* _Your instructions_
Repeat the data below exactly, dropping any pictures it holds.

* _Provided data_
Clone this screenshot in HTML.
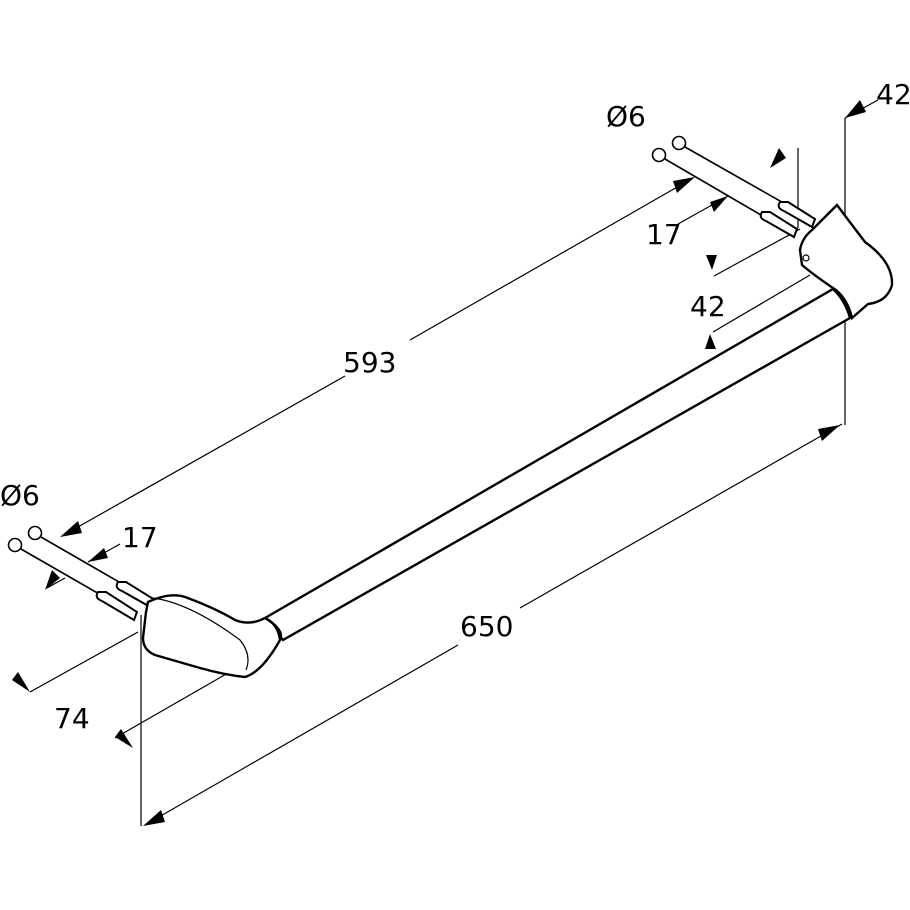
<!DOCTYPE html>
<html><head><meta charset="utf-8"><style>
html,body{margin:0;padding:0;background:#fff;}
svg{display:block;}
text{font-family:"DejaVu Sans","Liberation Sans",sans-serif;font-size:28px;fill:#000;}
</style></head><body>
<svg width="910" height="910" viewBox="0 0 910 910" xmlns="http://www.w3.org/2000/svg">
<g fill="none" stroke="#000" stroke-width="1.2">
<line x1="62" y1="536" x2="345" y2="376"/>
<line x1="410" y1="340" x2="693" y2="178"/>
<line x1="145" y1="825" x2="458" y2="645"/>
<line x1="520" y1="608" x2="842" y2="424"/>
<line x1="141" y1="615" x2="141" y2="826"/>
<line x1="845" y1="118" x2="845" y2="425"/>
<line x1="845" y1="118" x2="878" y2="100"/>
<line x1="30" y1="692" x2="138" y2="632"/>
<line x1="115" y1="738" x2="235" y2="669"/>
<line x1="88" y1="562" x2="120" y2="544"/>
<line x1="47" y1="588" x2="65" y2="578"/>
<line x1="678" y1="224" x2="728" y2="196"/>
<line x1="798" y1="148" x2="798" y2="228"/>
<line x1="714" y1="276" x2="800" y2="229"/>
<line x1="713" y1="332" x2="810" y2="275"/>
</g>
<g fill="#000">
<polygon points="60,537 78,521 82,533"/>
<polygon points="695,177 677,193 673,181"/>
<polygon points="143,826 161,810 165,822"/>
<polygon points="840,425 822,441 818,429"/>
<polygon points="845,118 860,100 866,112"/>
<polygon points="30,692 12,680 18,672"/>
<polygon points="133,748 115,737 121,729"/>
<polygon points="88,562 104,548 108,558"/>
<polygon points="45,590 60,578 52,570"/>
<polygon points="728,196 714,212 710,202"/>
<polygon points="770,168 786,158 779,148"/>
<polygon points="712,270 706,255 717,255"/>
<polygon points="710,334 705,349 716,349"/>
</g>
<g fill="#fff" stroke="#000" stroke-width="1.6">
<circle cx="659" cy="155" r="6.5"/>
<circle cx="679" cy="143" r="6.5"/>
<line x1="665" y1="159" x2="790" y2="232"/>
<line x1="685" y1="147" x2="810" y2="218"/>
<circle cx="15" cy="545" r="6.5"/>
<circle cx="35" cy="533" r="6.5"/>
<line x1="21" y1="549" x2="134" y2="614"/>
<line x1="41" y1="537" x2="152" y2="601"/>
</g>
<g fill="#fff" stroke="#000" stroke-width="2">
<path d="M762,212 Q758,218 766,221 L794,237 L797,229 L770,212 Z"/>
<path d="M780,202 Q776,208 784,211 L812,227 L815,219 L788,202 Z"/>
<path d="M98,592 Q94,598 102,601 L134,620 L137,612 L106,592 Z"/>
<path d="M118,582 Q114,588 122,591 L152,608 L155,600 L126,582 Z"/>
</g>
<g fill="#fff" stroke="#000" stroke-width="2.4">
<path d="M265,618 L833,289 Q858,290 850,318 L283,640 Z"/>
<path d="M833,289 Q845,300 850,318" fill="none"/>
<path d="M148,602 Q170,592 185,597 Q215,608 235,620 Q250,626 265,618 Q285,630 280,640 Q262,672 245,677 Q225,675 200,668 L155,655 Q143,650 143,638 L146,612 Z"/>
<path d="M265,618 Q278,624 280,640" fill="none"/>
<path d="M153,598 Q190,603 240,640 Q252,655 246,670" fill="none" stroke-width="1.2"/>
<path d="M800,250 Q802,238 812,230 L837,205 Q852,225 865,242 Q893,262 892,285 Q887,302 868,304 L852,318 Q848,300 836,290 Q815,276 802,265 Z"/>
<circle cx="806" cy="258" r="3" fill="none" stroke-width="1.2"/>
</g>
<text x="606" y="126">Ø6</text>
<text x="876" y="104">42</text>
<text x="646" y="244">17</text>
<text x="690" y="316">42</text>
<text x="343" y="372">593</text>
<text x="0" y="505">Ø6</text>
<text x="122" y="547">17</text>
<text x="460" y="636">650</text>
<text x="54" y="728">74</text>
</svg>
</body></html>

* _Response to the exercise_
Clone this screenshot in HTML.
<!DOCTYPE html>
<html><head><meta charset="utf-8"><style>
html,body{margin:0;padding:0;background:#fff;}
svg{display:block;}
text{font-family:"DejaVu Sans","Liberation Sans",sans-serif;font-size:28px;fill:#000;}
</style></head><body>
<svg width="910" height="910" viewBox="0 0 910 910" xmlns="http://www.w3.org/2000/svg">
<g fill="none" stroke="#000" stroke-width="1.2">
<line x1="62" y1="536" x2="345" y2="376"/>
<line x1="410" y1="340" x2="693" y2="178"/>
<line x1="145" y1="825" x2="458" y2="645"/>
<line x1="520" y1="608" x2="842" y2="424"/>
<line x1="141" y1="615" x2="141" y2="826"/>
<line x1="845" y1="118" x2="845" y2="425"/>
<line x1="845" y1="118" x2="878" y2="100"/>
<line x1="30" y1="692" x2="138" y2="632"/>
<line x1="115" y1="738" x2="235" y2="669"/>
<line x1="88" y1="562" x2="120" y2="544"/>
<line x1="47" y1="588" x2="65" y2="578"/>
<line x1="678" y1="224" x2="728" y2="196"/>
<line x1="798" y1="148" x2="798" y2="228"/>
<line x1="714" y1="276" x2="800" y2="229"/>
<line x1="713" y1="332" x2="810" y2="275"/>
</g>
<g fill="#000">
<polygon points="60,537 78,521 82,533"/>
<polygon points="695,177 677,193 673,181"/>
<polygon points="143,826 161,810 165,822"/>
<polygon points="840,425 822,441 818,429"/>
<polygon points="845,118 860,100 866,112"/>
<polygon points="30,692 12,680 18,672"/>
<polygon points="133,748 115,737 121,729"/>
<polygon points="88,562 104,548 108,558"/>
<polygon points="45,590 60,578 52,570"/>
<polygon points="728,196 714,212 710,202"/>
<polygon points="770,168 786,158 779,148"/>
<polygon points="712,270 706,255 717,255"/>
<polygon points="710,334 705,349 716,349"/>
</g>
<g fill="#fff" stroke="#000" stroke-width="1.6">
<circle cx="659" cy="155" r="6.5"/>
<circle cx="679" cy="143" r="6.5"/>
<line x1="665" y1="159" x2="790" y2="232"/>
<line x1="685" y1="147" x2="810" y2="218"/>
<circle cx="15" cy="545" r="6.5"/>
<circle cx="35" cy="533" r="6.5"/>
<line x1="21" y1="549" x2="134" y2="614"/>
<line x1="41" y1="537" x2="152" y2="601"/>
</g>
<g fill="#fff" stroke="#000" stroke-width="2">
<path d="M762,212 Q758,218 766,221 L794,237 L797,229 L770,212 Z"/>
<path d="M780,202 Q776,208 784,211 L812,227 L815,219 L788,202 Z"/>
<path d="M98,592 Q94,598 102,601 L134,620 L137,612 L106,592 Z"/>
<path d="M118,582 Q114,588 122,591 L152,608 L155,600 L126,582 Z"/>
</g>
<g fill="#fff" stroke="#000" stroke-width="2.4">
<path d="M265,618 L833,289 Q858,290 850,318 L283,640 Z"/>
<path d="M833,289 Q845,300 850,318" fill="none"/>
<path d="M148,602 Q170,592 185,597 Q215,608 235,620 Q250,626 265,618 Q285,630 280,640 Q262,672 245,677 Q225,675 200,668 L155,655 Q143,650 143,638 L146,612 Z"/>
<path d="M265,618 Q278,624 280,640" fill="none"/>
<path d="M153,598 Q190,603 240,640 Q252,655 246,670" fill="none" stroke-width="1.2"/>
<path d="M800,250 Q802,238 812,230 L837,205 Q852,225 865,242 Q893,262 892,285 Q887,302 868,304 L852,318 Q848,300 836,290 Q815,276 802,265 Z"/>
<circle cx="806" cy="258" r="3" fill="none" stroke-width="1.2"/>
</g>
<text x="606" y="126">Ø6</text>
<text x="876" y="104">42</text>
<text x="646" y="244">17</text>
<text x="690" y="316">42</text>
<text x="343" y="372">593</text>
<text x="0" y="505">Ø6</text>
<text x="122" y="547">17</text>
<text x="460" y="636">650</text>
<text x="54" y="728">74</text>
</svg>
</body></html>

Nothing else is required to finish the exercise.